Mike Cook, pesquisador do King’s College London especializado em inteligência artificial, questionou o rigor dos revisores e do próprio workshop. Segundo Cook, “novos workshops, como este, costumam ser avaliados por pesquisadores mais jovens. É importante notar que este workshop enfoca resultados negativos e dificuldades – o que é ótimo, pois já participei de um workshop semelhante – mas, possivelmente, é mais fácil para uma IA descrever um insucesso de maneira convincente.”

Cook ressaltou que não se surpreende com o fato de uma IA conseguir passar pela revisão por pares, já que a tecnologia se destaca na produção de textos com aparência humana. Trabalhos gerados, ainda que parcialmente, por IA já haviam conseguido passar pela revisão em periódicos antes, assim como os dilemas éticos que essa prática levanta para a comunidade científica.

As deficiências técnicas da IA – como sua tendência a “alucinar” informações – tornam muitos cientistas cautelosos quanto ao seu uso em pesquisas sérias. Além disso, há o temor de que a IA acabe gerando apenas “ruído” na literatura científica, sem realmente contribuir para o avanço do conhecimento.

Segundo Cook, “precisamos questionar se o resultado da Sakana demonstra a competência da IA para conceber e realizar experimentos ou apenas sua habilidade de vender ideias para os humanos – algo que, sabemos, já faz com excelência. Há uma diferença entre passar pela revisão por pares e efetivamente agregar conhecimento a um campo.”

Ao seu crédito, a Sakana não afirma que sua IA seja capaz de produzir trabalhos científicos revolucionários ou especialmente inovadores.
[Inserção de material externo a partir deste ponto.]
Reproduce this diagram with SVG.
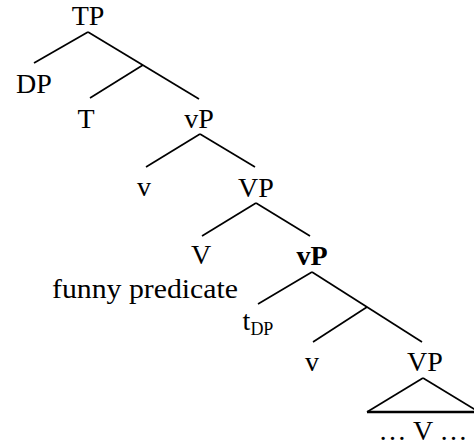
<svg xmlns="http://www.w3.org/2000/svg" width="474" height="444" viewBox="0 0 474 444">
<style>
text{font-family:"Liberation Serif","Times New Roman",serif;font-size:28px;fill:#000;text-anchor:middle}
.b{font-weight:bold}
.s{font-size:18px}
.e line{stroke:#000;stroke-width:1.7;stroke-linecap:butt}
.e .base{stroke-width:2.6}
</style>
<rect width="474" height="444" fill="#fff"/>
<g class="e" id="connectors">
<line x1="88" y1="32" x2="34" y2="63"/>
<line x1="88" y1="32" x2="199" y2="99"/>
<line x1="143" y1="65" x2="90" y2="98"/>
<line x1="200" y1="134" x2="146" y2="167"/>
<line x1="200" y1="134" x2="255" y2="167"/>
<line x1="256" y1="203" x2="202" y2="236"/>
<line x1="256" y1="203" x2="310" y2="236"/>
<line x1="312" y1="272" x2="258" y2="304"/>
<line x1="312" y1="272" x2="422" y2="342"/>
<line x1="367" y1="307" x2="313" y2="342"/>
<line x1="423" y1="378" x2="367" y2="412"/>
<line x1="423" y1="378" x2="479" y2="412"/>
<line class="base" x1="367" y1="412" x2="474" y2="412"/>
</g>
<g id="TP"><text x="88" y="25">TP</text></g>
<g id="DP"><text x="34" y="93">DP</text></g>
<g id="T"><text x="86" y="128">T</text></g>
<g id="vP1"><text x="199" y="128">vP</text></g>
<g id="v1"><text x="144" y="196">v</text></g>
<g id="VP1"><text x="256" y="197">VP</text></g>
<g id="V1"><text x="201" y="264">V</text></g>
<g id="vP2"><text class="b" x="312" y="265">vP</text></g>
<g id="funny"><text x="145" y="298" textLength="186" lengthAdjust="spacingAndGlyphs">funny predicate</text></g>
<g id="tDP"><text x="258" y="330">t<tspan class="s" dy="5">DP</tspan></text></g>
<g id="v2"><text x="312" y="371">v</text></g>
<g id="VP2"><text x="425" y="371">VP</text></g>
<g id="V2"><text x="423" y="440">… V …</text></g>
</svg>
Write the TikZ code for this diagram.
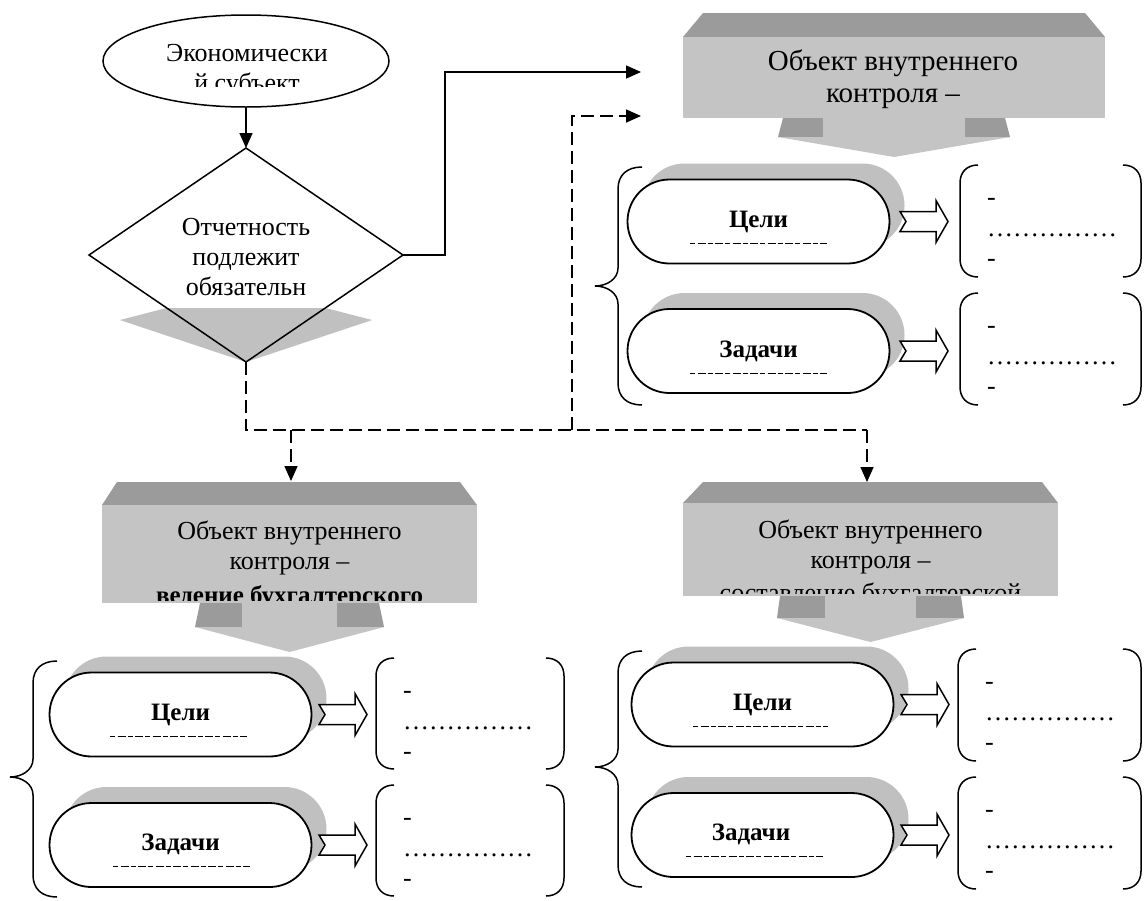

O objetivo do experimento foi “estudar a qualidade da pesquisa gerada por IA” e evidenciar a necessidade urgente de estabelecer normas específicas para a ciência produzida por essa tecnologia.

Em suas considerações finais, a empresa destacou: “Existem questões complexas sobre se a ciência gerada por IA deve ser avaliada inicialmente por seus próprios méritos, a fim de evitar um viés contra ela. Seguiremos trocando opiniões com a comunidade científica sobre o estado dessa tecnologia, para garantir que, no futuro, seu único propósito não seja simplesmente passar pela revisão por pares – o que acabaria minando o verdadeiro significado desse processo.”